Kids, Language & Brains


Scrub Your Brain Clean Nightly

While some are inclined to dismiss the value of a good night's sleep, we should all pay attention to researchers who contend the system that scrubs away neural waste is far more active when the body is at rest.  We have a cleaning system that almost stops when we are awake and starts when we sleep.  It's almost like opening and closing a faucet--it's that dramatic.  So says Dr. Maiken Nedergaard, co-director of the Center for Translational Neuromedicine at the U. of Rochester Medical Center.  She and her colleagues first reported their discovery of the brain's waste removal system in 2012.  Using two-photon microscopy, a new imaging technology that allows scientists to see deeper into living tissue, they found the glymphatic system pumps cerebral spinal fluid, CSF, through the spaces around the brain cells, flushing waste into the circulatory system and on to the liver.  Because brain cells contract significantly during sleep, the spinal fluid can wash more freely through brain tissue.  The brain's own energy is limited and so it has to choose between being awake and aware or asleep and cleaning up. Understanding how and when the brain activates the glymphatic system and clears waste is a critical first step in efforts to potentially modulate the system and make it work more efficiently, according to Nedergaard.  So far, the results they've collected have been on mice brains, brains remarkably similar to human brains.  The next step is to measure the results in human brains where studies are ongoing.  Barbara Mantel, Brain in the News, Nov-Dec 2013.


Breaking the Code

Taking their cue from the 73-year old algorithm British code-breaker Alan Turing used to decode secret German messages during World War II, two neuroscientists turned to cryptography in their attempt to decipher the neural code.  What they were doing might be seen as seeking the Holy Grail of current neuroscience: Figuring out how our three-pound brains are truly the most sophisticated encryption machines imaginable.  Given that the human brain holds about 86 billion neurons, neurons that extract information from the world and put it into code, these scientists and others are trying to figure out what kind of a code breaker there is in the brain that can make sense of these phenomena.  Joshua Gold, now of the U. of Pennsylvania, began post-doctoral work in Michael Shadlen's monkey lab at the U. of Washington.  Together they published a paper in 2002 suggesting the brain used something like Turing's computations to weigh evidence from neuronal firings and make perceptual decisions.  These neuronal firings are electrical impulses that respond with split-second timing to what the body encounters in the external environment. According to Gold, Turing's work represented a form of probabilistic reasoning that the brain appears to have adopted to solve particular problems common to both perception and code breaking, such as the tension between speed and accuracy.  Virginia Hughes, "Safecracking the Brain,"  Brain in the News, Nov-Dec 2013.


“Does the adolescent brain actually exist?”

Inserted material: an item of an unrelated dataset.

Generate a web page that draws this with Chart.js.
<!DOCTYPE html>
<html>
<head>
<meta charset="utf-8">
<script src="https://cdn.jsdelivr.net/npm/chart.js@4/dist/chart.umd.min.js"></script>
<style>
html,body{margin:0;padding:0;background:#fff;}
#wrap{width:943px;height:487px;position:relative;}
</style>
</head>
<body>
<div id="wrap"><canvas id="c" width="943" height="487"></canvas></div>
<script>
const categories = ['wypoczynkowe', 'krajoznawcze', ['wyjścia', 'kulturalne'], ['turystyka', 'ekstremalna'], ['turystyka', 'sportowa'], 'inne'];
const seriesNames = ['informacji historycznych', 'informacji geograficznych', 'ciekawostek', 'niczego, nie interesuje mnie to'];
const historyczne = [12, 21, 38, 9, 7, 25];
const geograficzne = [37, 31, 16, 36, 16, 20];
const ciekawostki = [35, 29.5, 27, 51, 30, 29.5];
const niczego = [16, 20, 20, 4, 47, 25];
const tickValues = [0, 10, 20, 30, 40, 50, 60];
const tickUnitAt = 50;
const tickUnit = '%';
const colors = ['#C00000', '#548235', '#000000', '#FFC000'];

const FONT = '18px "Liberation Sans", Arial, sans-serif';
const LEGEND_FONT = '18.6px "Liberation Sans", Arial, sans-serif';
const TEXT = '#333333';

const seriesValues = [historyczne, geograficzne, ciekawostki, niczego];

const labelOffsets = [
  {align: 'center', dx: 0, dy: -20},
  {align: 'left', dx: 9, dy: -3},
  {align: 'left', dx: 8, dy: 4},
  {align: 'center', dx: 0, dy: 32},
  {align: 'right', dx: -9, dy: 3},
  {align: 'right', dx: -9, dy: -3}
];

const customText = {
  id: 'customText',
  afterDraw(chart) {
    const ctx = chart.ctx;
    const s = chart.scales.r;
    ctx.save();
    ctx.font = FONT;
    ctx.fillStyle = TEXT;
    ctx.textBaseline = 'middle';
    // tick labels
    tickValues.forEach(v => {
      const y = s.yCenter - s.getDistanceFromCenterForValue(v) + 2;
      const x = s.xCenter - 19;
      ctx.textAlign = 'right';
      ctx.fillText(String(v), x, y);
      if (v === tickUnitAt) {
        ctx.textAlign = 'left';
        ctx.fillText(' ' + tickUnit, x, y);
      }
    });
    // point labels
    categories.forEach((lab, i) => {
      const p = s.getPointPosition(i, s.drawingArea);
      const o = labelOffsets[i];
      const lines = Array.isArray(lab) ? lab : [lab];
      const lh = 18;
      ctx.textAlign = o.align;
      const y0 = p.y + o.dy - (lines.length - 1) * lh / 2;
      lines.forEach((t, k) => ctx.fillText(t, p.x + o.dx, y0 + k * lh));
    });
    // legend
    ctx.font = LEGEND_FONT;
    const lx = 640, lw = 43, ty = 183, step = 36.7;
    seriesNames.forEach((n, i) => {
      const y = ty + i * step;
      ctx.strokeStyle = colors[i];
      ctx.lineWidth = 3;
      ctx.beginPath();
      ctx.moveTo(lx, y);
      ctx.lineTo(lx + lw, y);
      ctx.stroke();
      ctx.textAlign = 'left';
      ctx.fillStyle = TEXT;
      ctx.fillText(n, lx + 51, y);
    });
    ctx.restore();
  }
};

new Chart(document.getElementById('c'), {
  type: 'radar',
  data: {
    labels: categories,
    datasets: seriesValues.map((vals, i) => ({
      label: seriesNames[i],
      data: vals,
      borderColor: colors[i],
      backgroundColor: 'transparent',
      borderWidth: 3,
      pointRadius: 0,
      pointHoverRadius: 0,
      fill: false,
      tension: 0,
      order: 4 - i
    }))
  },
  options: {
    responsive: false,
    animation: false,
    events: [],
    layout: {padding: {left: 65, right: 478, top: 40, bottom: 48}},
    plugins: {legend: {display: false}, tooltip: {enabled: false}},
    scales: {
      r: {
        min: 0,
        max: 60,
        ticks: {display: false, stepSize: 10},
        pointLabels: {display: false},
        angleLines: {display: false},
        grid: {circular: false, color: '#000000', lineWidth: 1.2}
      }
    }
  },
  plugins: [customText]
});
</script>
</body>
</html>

This rather cutting question is one Sarah-Jayne Blakemore, Prof. of Cognitive Neuroscience, University College London and Royal Society hears all too frequently when people she meets discover her focus is on the adolescent brain.  Originally attracted to the field of psychology as a teenager herself, she started with  research on autism. Later, as a student of Experimental Psychology, she became intrigued by the fact that schizophrenia, predominantly appearing for the first time in early adulthood, is a late-developing developmental disorder. This kindled her interest in neuroscience and led to her focus on the neuropsychology of schizophrenia. Encountering some high-profile papers from America with longitudinal MRI studies showing the human brain undergoes very protracted development right through adolescence and into the 20's, she knew she had found her field of study: rethinking the adolescent brain. Research on the adolescent brain is still in its own adolescence, but it is now clear, that contrary to the common belief most brain development takes place in early childhood, adolescence is a period of life when the brain is continuing to develop. It is possible that adolescence may represent a second sensitive period of development.   Most people in this still young field support the idea that adolescence is not too late for learning, training and intervention.  The new research suggests that developmental neuroplasticity very much continues.  As the 2013 winner of the Royal Society Rosalind Franklin Award, this young scientist hopes her success will serve to encourage more women to choose to specialize in the STEM fields of study (science, technology, engineering and mathematics).  She readily admits female role models played a significant part in her own choice of career paths. Niall Boyce, Brain in the News, Nov-Dec 2013.